I thought the sessions went very well. The students were politely attentive at first, taking notes studiously. But they perked up a little more when I talked about the levels of meaning of Scripture, and they really seemed fascinated when I applied that to levels of consciousness. I said out loud that I thought people in India were naturally more open to the symbolic level of consciousness and the dream world, so they should really pay attention to it. JP was with me translating line for line, and I thought he was really enjoying it too. (He later asked me to write out my notes and give him a copy.) Then we did the four different reading of the Scripture texts, choosing one word, then one phrase and then opening up for discussion. They spoke in Tamil with JP leading the discussion and one of the students whispering translation in my ear along the way. At the end I asked them to create the shortest prayer possible to use as a prayer word (I was assiduously avoiding using the word "mantra" for the reaons above stated), and led them into a brief period of meditation. At the end I asked one of them to lead the others in singing a Tamil song. That was the highlight of my time there at TTS, after which we piled into our cars and headed back to Tiru.

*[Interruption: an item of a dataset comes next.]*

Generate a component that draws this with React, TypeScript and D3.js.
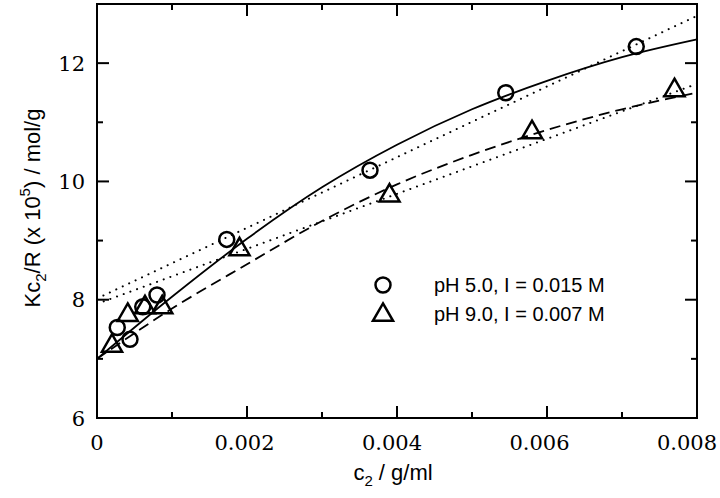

What is so interesting, as it was at Gurukul, was to be in a non-Catholic (and non-Hindu) Christian environment in India. Neither of the things that I stand pretty firmly on, my own Asian expression of my Catholic Christianity, necessarily work there. So I need to re-find the universality and then re-state it in a language that is not bogged down and loaded with brahminical Sanskrit India or priestly Latin Rome. What really stays with me is their beautiful, receptive sincere faces, and the millions of individual paths to the Divine, "each in his own language, each in her own tongue."